My Dd told me she will come with her children but her husband may not.
He tends to avoid us even nit coming to the door to help DD unload prams etc.
He used to stay when they lived away.
I feel we must have upset him but have no idea why.
I dont want to ask DD as she us very family orientated and I'm sure they will have discussed this and I don't want to cause upset.
I just think it's really offensive and rude. I know Dd will be upset, she's made excuses for him in the past.
Thanks for reading

NotSpaghetti Sun 13-Nov-22 06:37:53

Having thought about this I think you perhaps aren't fully acknowledging the traumas of last year with his own family...

Support your daughter as they are as team now and she will not want to have to choose between her husband and you. Show empathy but don't interfere. If you are close to your daughter and she trusts you are not "out to get him" you could maybe ask her what you can do to support her in order to support him
It seems that he has a lot going on.

Have you mentioned Christmas?

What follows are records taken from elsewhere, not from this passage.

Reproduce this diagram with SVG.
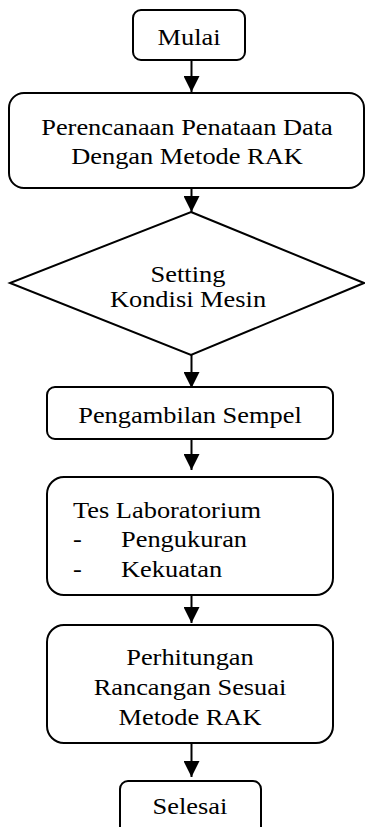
<svg xmlns="http://www.w3.org/2000/svg" width="365" height="827" viewBox="0 0 365 827">
<style>
.b{fill:#fff;stroke:#000;stroke-width:2}
.t{font-family:"Liberation Serif","Times New Roman",Times,serif;font-size:24px;fill:#000}
.c{text-anchor:middle}
.l{stroke:#000;stroke-width:2;fill:none}
</style>
<defs>
<marker id="ah" viewBox="0 0 16 16" refX="16" refY="8" markerWidth="16" markerHeight="16" markerUnits="userSpaceOnUse" orient="auto">
<path d="M0,0 L16,8 L0,16 z" fill="#000"/>
</marker>
</defs>
<rect width="365" height="827" fill="#fff"/>
<g id="connectors">
<line class="l" x1="191.5" y1="60" x2="191.5" y2="92" marker-end="url(#ah)"/>
<line class="l" x1="191.5" y1="188" x2="191.5" y2="212" marker-end="url(#ah)"/>
<line class="l" x1="191.5" y1="355" x2="191.5" y2="388" marker-end="url(#ah)"/>
<line class="l" x1="191.5" y1="439" x2="191.5" y2="470" marker-end="url(#ah)"/>
<line class="l" x1="191.5" y1="595" x2="191.5" y2="623" marker-end="url(#ah)"/>
<line class="l" x1="191.5" y1="743" x2="191.5" y2="777" marker-end="url(#ah)"/>
</g>
<g id="mulai">
<rect class="b" x="133" y="10" width="112" height="50" rx="8"/>
<text class="t c" transform="translate(189,45) scale(1.1,1)">Mulai</text>
</g>
<g id="perencanaan">
<rect class="b" x="9" y="93" width="355" height="95" rx="15"/>
<text class="t c" transform="translate(187,135) scale(1.1,1)">Perencanaan Penataan Data</text>
<text class="t c" transform="translate(187,164) scale(1.1,1)">Dengan Metode RAK</text>
</g>
<g id="setting">
<polygon class="b" points="191,212 364,283 191,355 10,283"/>
<text class="t c" transform="translate(188,282) scale(1.1,1)">Setting</text>
<text class="t c" transform="translate(188,307) scale(1.1,1)">Kondisi Mesin</text>
</g>
<g id="pengambilan">
<rect class="b" x="47" y="387" width="286" height="52" rx="8"/>
<text class="t c" transform="translate(190,423) scale(1.1,1)">Pengambilan Sempel</text>
</g>
<g id="tes">
<rect class="b" x="47" y="477" width="286" height="118" rx="17"/>
<text class="t" transform="translate(73,517.5) scale(1.1,1)">Tes Laboratorium</text>
<text class="t" transform="translate(73,547) scale(1.1,1)">-</text>
<text class="t" transform="translate(121,547) scale(1.1,1)">Pengukuran</text>
<text class="t" transform="translate(73,576.5) scale(1.1,1)">-</text>
<text class="t" transform="translate(121,576.5) scale(1.1,1)">Kekuatan</text>
</g>
<g id="perhitungan">
<rect class="b" x="47" y="625" width="286" height="118" rx="17"/>
<text class="t c" transform="translate(190,665) scale(1.1,1)">Perhitungan</text>
<text class="t c" transform="translate(190,695) scale(1.1,1)">Rancangan Sesuai</text>
<text class="t c" transform="translate(190,724.5) scale(1.1,1)">Metode RAK</text>
</g>
<g id="selesai">
<rect class="b" x="120" y="781" width="141" height="60" rx="8"/>
<text class="t c" transform="translate(190,814) scale(1.1,1)">Selesai</text>
</g>
</svg>
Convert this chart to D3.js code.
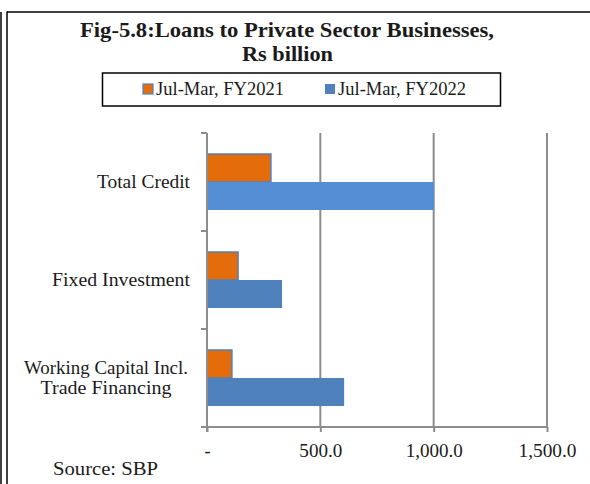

I would expect they will want to do that without you so please try not to push your way in there.
Good luck

FarNorth Sun 13-Nov-22 09:01:58

Surely you enquire about your SiL in a general way?
Just do that in passing and enjoy time with your DD and GDC .

Wyllow3 Sun 13-Nov-22 09:32:23

Its true that the "old" expectations were that families turn up as a "whole", but I do think it has changed, and maybe for the better. Just think of years of Christmas posts saying how the in laws were/are "this and that" and people forcing situations upon themselves..

After reading the posts again I'm thinking, its a dodgy road to possibly make DD feel she has to "choose".

I don't "naturally" get on with DiL. We sort of dont 'get' each other. It makes neither of us happy to force situations especially atm as DS and family are totally full on busy with very disabled daughter and both full time just for a year or so.

So next time I go up its when DiL is away part of the time.

I would love it if we got one early well, as in gaining a daughter, but better to accept things as they are, time may change things if i tread gently.